Are you part of the “Millennial” generation – that’s anyone born after 1980? If so, you’re part of the first generation experts say are “always connected.” According to MSNBC, Millennials stay connected by obsessively updating their Facebook pages and Twitter streams. In fact, most teens spend 31 hours a week online, which is almost a full time job! A new study shows that as they get older, start families, and move up the corporate ladder, they’re going to keep sharing.
The Pew Research Center surveyed nearly a thousand technology experts to get their take on online sharing. The result?
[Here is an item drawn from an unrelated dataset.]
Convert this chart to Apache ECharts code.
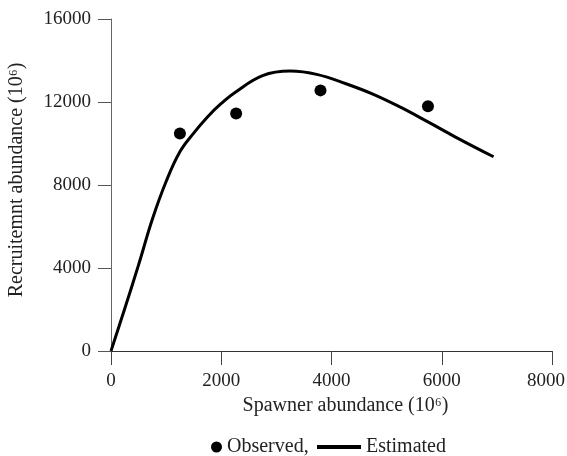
<!DOCTYPE html>
<html>
<head>
<meta charset="utf-8">
<script src="https://cdn.jsdelivr.net/npm/echarts@6/dist/echarts.min.js"></script>
<style>
  html, body { margin: 0; padding: 0; background: #fff; }
  #main { width: 567px; height: 456px; }
</style>
</head>
<body>
<div id="main"></div>
<script>
// observed points (spawners, recruits)
const observedX = [1250, 2270, 3800, 5750];
const observedY = [10480, 11450, 12560, 11800];

// fitted curve
const estX = [0, 250, 500, 750, 1000, 1250, 1500, 1750, 2000, 2250, 2750, 3250, 3750, 4250, 4750, 5250, 5750, 6250, 6940];
const estY = [0, 2050, 4150, 6350, 8170, 9600, 10500, 11280, 11930, 12460, 13270, 13490, 13320, 12890, 12380, 11750, 11040, 10310, 9360];

const xTicks = [0, 2000, 4000, 6000, 8000];
const yTicks = [0, 4000, 8000, 12000, 16000];

const font = 'Liberation Serif';
const chart = echarts.init(document.getElementById('main'));

chart.setOption({
  animation: false,
  textStyle: { fontFamily: font },
  grid: { left: 111, right: 15, top: 19, bottom: 105, outerBoundsMode: 'none' },
  legend: [
    {
      data: [{ name: 'Observed', icon: 'circle' }],
      left: 206, top: 432,
      itemWidth: 11, itemHeight: 11,
      formatter: '{name},',
      textStyle: { fontFamily: font, fontSize: 20, color: '#222' }
    },
    {
      data: [{ name: 'Estimated', icon: 'rect' }],
      left: 312, top: 432,
      itemWidth: 44, itemHeight: 4,
      textStyle: { fontFamily: font, fontSize: 20, color: '#222' }
    }
  ],
  xAxis: {
    type: 'value',
    min: xTicks[0], max: xTicks[xTicks.length - 1], interval: 2000,
    name: 'Spawner abundance (10⁶)',
    nameLocation: 'middle', nameGap: 45,
    nameTextStyle: { fontFamily: font, fontSize: 20, color: '#222', padding: [0, 0, 0, 28] },
    axisLine: { lineStyle: { color: '#333', width: 1 } },
    axisTick: { length: 14, lineStyle: { color: '#444' } },
    axisLabel: {
      margin: 21, fontFamily: font, fontSize: 19, color: '#222',
      formatter: v => v === xTicks[xTicks.length - 1] ? '{m|' + v + '}' : String(v),
      rich: { m: { fontFamily: font, fontSize: 19, color: '#222', padding: [0, 12, 0, 0] } }
    },
    splitLine: { show: false }
  },
  yAxis: {
    type: 'value',
    min: yTicks[0], max: yTicks[yTicks.length - 1], interval: 4000,
    name: 'Recruitemnt abundance (10⁶)',
    nameLocation: 'middle', nameGap: 84,
    nameTextStyle: { fontFamily: font, fontSize: 20, color: '#222', padding: [0, 0, 0, 10] },
    axisLine: { show: true, lineStyle: { color: '#666', width: 1 } },
    axisTick: { show: true, length: 13, lineStyle: { color: '#555' } },
    axisLabel: { margin: 20, fontFamily: font, fontSize: 19, color: '#222', formatter: v => String(v) },
    splitLine: { show: false }
  },
  series: [
    {
      name: 'Observed',
      type: 'scatter',
      symbol: 'circle',
      symbolSize: 12,
      itemStyle: { color: '#000', opacity: 1 },
      data: observedX.map((x, i) => [x, observedY[i]]),
      z: 3
    },
    {
      name: 'Estimated',
      type: 'line',
      smooth: 0.4,
      symbol: 'none',
      lineStyle: { color: '#000', width: 3 },
      itemStyle: { color: '#000' },
      data: estX.map((x, i) => [x, estY[i]]),
      z: 2
    }
  ]
});
</script>
</body>
</html>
Two-thirds of experts say that for Millennials, sharing is the new normal, because they already use social networking sites to find job opportunities, make new personal connections, collaborate on professional projects and stay in touch with family and friends. However, as they age, the things they share will change. Researchers say Millennials will tame things down and become more introspective. So, instead of posting pictures of a wild Las Vegas trip, they’ll post pictures of their baby’s first tooth. Instead of an update on the club they went to – it’ll be about the new gadget they got. Since this generation has grown up with this type of technology, it will always be a part of their lives. Just as they migrated from Friendster to My Space to Facebook to Twitter – the medium may change but their interaction will stay constant.
A recent report done by the Pew Research Center has this quote, which seems to nail it: "This generation treats their multitasking handheld gadgets almost like a body part — for better and worse." So is that a good thing? Yes and no. Social media does help people feel connected – but nothing will ever replace face to face interactions. As we’re already seeing, even though people may have been “friended” by a thousand people online - experts say those connections are superficial and increasingly becoming their only connections. People need real friendships. A study by The National Heart, Lung and Blood Institute found that people with fewer than six friends are two-and-a-half times more likely to die at an earlier age. So go ahead and collect friends online – just not to the detriment of your real world connections.